An enslaved woman known only as Aggy left behind a powerful legacy in Henrico County — one that historians now recognize as an early chapter in America’s long struggle for civil rights.

Likely born in about 1750 in Virginia, Aggy lived at Turkey Island Plantation along the James River in Varina, a vast estate owned by the prominent Randolph family. She served as a house servant to planter Ryland Randolph, and records suggest she may have lived inside the plantation’s main house, nicknamed the “Bird Cage.” Historians have speculated that Aggy and Randolph shared a close and possibly intimate relationship, though he never legally acknowledged a wife or children.

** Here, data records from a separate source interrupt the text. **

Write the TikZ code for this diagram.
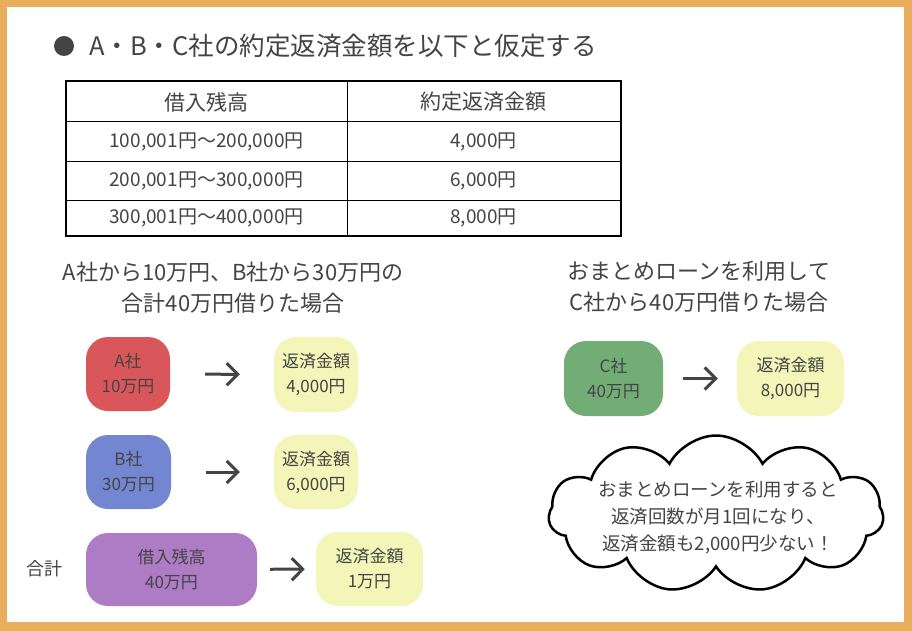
\documentclass[tikz,border=0pt]{standalone}
\usepackage{fontspec}
\setmainfont{Noto Sans CJK JP}
\usetikzlibrary{arrows.meta,shapes.symbols}
\definecolor{framec}{HTML}{E9AE5C}
\definecolor{txt}{HTML}{444444}
\definecolor{boxred}{HTML}{D9575A}
\definecolor{boxblue}{HTML}{7386D1}
\definecolor{boxpurple}{HTML}{AD7CC4}
\definecolor{boxgreen}{HTML}{72AD76}
\definecolor{boxyellow}{HTML}{F3F5B9}
\tikzset{
  cell/.style={draw=black, line width=1pt, inner sep=0pt, text=txt},
  hcell/.style={cell, font=\fontsize{21}{24}\selectfont},
  ncell/.style={cell, font=\fontsize{19}{22}\selectfont},
  heading/.style={align=center, text=txt, font=\fontsize{22}{31}\selectfont},
  rbox/.style={rounded corners=22pt, inner sep=0pt, align=center, text=txt,
    font=\fontsize{17}{25}\selectfont},
  goarrow/.style={draw=txt, line width=3pt, -{Straight Barb[length=11pt,width=22pt,line width=3pt]}},
}
\begin{document}
\begin{tikzpicture}[x=1pt,y=-1pt]
\useasboundingbox (0,0) rectangle (912,631);
\fill[framec] (0,0) rectangle (912,631);
\fill[white] (7,7) rectangle (904,622);

% title
\node[circle, fill=txt, minimum size=20pt, inner sep=0pt] (bul) at (64,46) {};
\node[anchor=west, text=txt, font=\fontsize{25.5}{28}\selectfont, inner sep=0pt] (title) at (89,46) {A・B・C社の約定返済金額を以下と仮定する};

% table
\node[hcell, minimum width=281pt, minimum height=40pt] (h1) at (206.5,102) {借入残高};
\node[hcell, minimum width=273pt, minimum height=40pt] (h2) at (483.5,102) {約定返済金額};
\node[ncell, minimum width=281pt, minimum height=40pt] (r1a) at (206.5,142) {100,001円～200,000円};
\node[ncell, minimum width=273pt, minimum height=40pt] (r1b) at (483.5,142) {4,000円};
\node[ncell, minimum width=281pt, minimum height=38pt] (r2a) at (206.5,181) {200,001円～300,000円};
\node[ncell, minimum width=273pt, minimum height=38pt] (r2b) at (483.5,181) {6,000円};
\node[ncell, minimum width=281pt, minimum height=35pt] (r3a) at (206.5,217.5) {300,001円～400,000円};
\node[ncell, minimum width=273pt, minimum height=35pt] (r3b) at (483.5,217.5) {8,000円};
\draw[line width=2pt] (h1.north west) rectangle (r3b.south east);

% headings
\node[heading] (lh) at (233,288) {A社から10万円、B社から30万円の\\合計40万円借りた場合};
\node[heading] (rh) at (699,287) {おまとめローンを利用して\\C社から40万円借りた場合};

% left boxes
\node[rbox, fill=boxred, minimum width=84pt, minimum height=74pt] (a) at (128,374) {A社\\10万円};
\node[rbox, fill=boxyellow, minimum width=84pt, minimum height=75pt] (ya) at (316,374.5) {返済金額\\4,000円};
\node[rbox, fill=boxblue, minimum width=85pt, minimum height=74pt] (b) at (128.5,472) {B社\\30万円};
\node[rbox, fill=boxyellow, minimum width=84pt, minimum height=74pt] (yb) at (316,472) {返済金額\\6,000円};
\node[rbox, fill=boxpurple, minimum width=171pt, minimum height=73pt] (p) at (171.5,569.5) {借入残高\\40万円};
\node[rbox, fill=boxyellow, minimum width=107pt, minimum height=74pt] (yp) at (369.5,569) {返済金額\\1万円};
\node[text=txt, font=\fontsize{18}{20}\selectfont] (sum) at (44,569) {合計};

% right boxes
\node[rbox, fill=boxgreen, minimum width=99pt, minimum height=75pt] (c) at (613.5,378.5) {C社\\40万円};
\node[rbox, fill=boxyellow, minimum width=107pt, minimum height=75pt] (yc) at (790.5,378.5) {返済金額\\8,000円};

% arrows
\draw[goarrow, shorten <=35pt, shorten >=34pt] (a) -- (ya);
\draw[goarrow, shorten <=35pt, shorten >=34pt] (b) -- (yb);
\draw[goarrow, shorten <=13pt, shorten >=11pt] (p) -- (yp);
\draw[goarrow, shorten <=20pt, shorten >=19pt] (c) -- (yc);

% cloud
\node[cloud, cloud ignores aspect, draw=black, line width=2.5pt, cloud puffs=11, cloud puff arc=125,
  minimum width=335pt, minimum height=157pt, inner sep=0pt] (cl) at (716,514) {};
\node[align=center, text=txt, inner sep=0pt,
  font=\fontsize{18.5}{27}\selectfont] (cltext) at (718,518) {おまとめローンを利用すると\\返済回数が月1回になり、\\返済金額も2,000円少ない！};
\end{tikzpicture}
\end{document}
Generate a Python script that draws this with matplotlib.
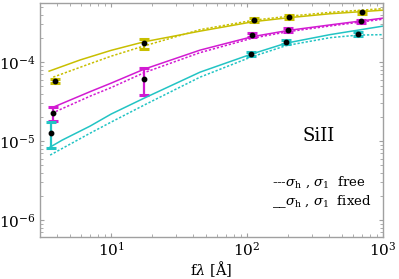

When Randolph died in 1784, his will shocked many contemporaries by granting freedom to Aggy and her two young children, Sylvia Anderson and Alexander Philip, while directing that they receive household furnishings, personal effects, and financial support to relocate to England. According to historians, these provisions were unusually generous for the period, suggesting Randolph intended to secure a stable future for the family.

But Randolph’s wishes were never honored. Family members managing the estate ignored the will, keeping Aggy and her children enslaved and withholding their inheritance. The decision forced Aggy into a lengthy and dangerous legal struggle within a system designed to deny enslaved people autonomy.

Help arrived from local Quaker attorney and abolitionist Robert Pleasants, who supported her effort to challenge the estate in court. While still enslaved, Aggy became a named complainant in a chancery lawsuit filed in Henrico County. In 1790, the court issued a decisive ruling: Aggy and her children were to be emancipated and granted their freedom under the terms of Randolph’s will.

Her fight did not end there. Records show Aggy continued appearing in court as she pushed to secure her legal rights and enforce the decree. Her final documented appearance came on Aug. 18, 1801, when she at last obtained full legal liberty. After that moment, she and her children vanished from the historical record.

Today, Aggy is remembered as a pioneer of early civil rights efforts in Virginia. A Henrico historical marker along New Market Road commemorates her freedom suit and her determination to hold powerful landowners accountable under the law.

Her story has also been brought to wider audiences through interpretations at Colonial Williamsburg Foundation, where historians say Aggy’s life illustrated the complex intersections of race, power and justice in the early republic.